Forecasting the Future: The Nordic Pavilion at the 58th Venice Biennale

Mar. 23, 2019

While some changes to climate are gradual and predictable, others are more difficult to foresee. Those sudden and abrupt tipping points have severe consequences for all living organisms and, once set in motion, cannot be undone. The Nordic Pavilion’s exhibition ‘Weather Report: Forecasting Future’ during the 58th Venice Biennale is set to deal with the pressing issue of climate change and the challenge of forecasting future patterns of global warming. How to gain a sense of the scale of this issue? How can we nurture collective forms of understanding temporal futures through artistic means?

Ingela Ihrman: The Giant Hogweed, 2016, installation view at Tensta konsthall, Stockholm // Photo: Jean-Baptiste Beranger, Courtesy the artist

Through the works of artist duo nabbteeri (comprised of Janne Nabb and Maria Teeri from Finland), Ane Graff from Norway and Ingela Ihrman from Sweden, the Nordic Pavilion presents perspectives that foreground the reciprocity of human culture, technology and the environment. They all work in various media, including installation, sculpture, assemblage, performance, digital media and text, and link different disciplines such as art, science and humanities, often collaborating with specialists from particular fields. They strive towards an egalitarian coexistence between humans and nonhumans, rejecting the privilege of human existence over the existence of nonhuman objects. As such, their work is attentive towards the elusive reality of microorganisms and other nonhuman elements.

Ane Graff: Untitled, 2018, copper, iron and potassium alum sulphate growths on deep sea coral, Jewel Beetle (Chrysochroa vittata), 10 x 15 x 10 cm // Photo: RH studio, Courtesy the artist

Graff, for example, ties microbiology and chemistry with perspectives from feminist new materialism, a strand of philosophy that encourages to rethink prevailing models of ontology, epistemology, art and politics. Her sculptures challenge dominant classifications and seemingly stable structures, making manifest the way in which the human body is exposed and subjected to the agency of bacteria and the consequences of environmental pollution. In Ihrmann’s practice, plant-shaped sculptures grow, flower and wilt. She draws inspiration from the environmental wave of the 1970s and connects those endeavours to perspectives from gender theory. Through performative elements her installations come to live questioning the relationship between different forms of life by questioning concepts of belonging and loneliness.

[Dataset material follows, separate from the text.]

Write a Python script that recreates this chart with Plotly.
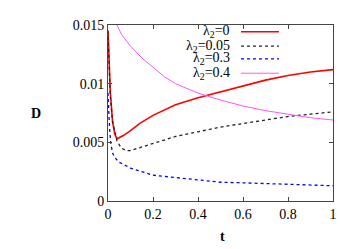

nabbteeri: Blackout, 2018, 3D animation, Mustarinda paraphernalia, bristles animation installation view from Titanik, Turku // Photo: nabbteeri, Courtesy the artists

Lastly, nabbteeri always interacts with their surroundings, their works unfolding as a mapping of the relations between an environment, its materiality and its inhabitants. Particularly interested in coexistence and recycling, nabeeri grounds their investigations in tiny lifeforms like fur beetles and different rotting agents.

nabbteeri: Ethnographies of a homespun spinelessness cult and other neighbourly relations: Compost, 2019, 3D model for the installation // Photo: nabbteeri, Courtesy the artists

Rather than presenting facts about climate change, by bringing together these artists the exhibition seeks to encourage a reflection about personal lifestyle choices by fostering attention towards other species and environmental phenomena that directly impact our lives.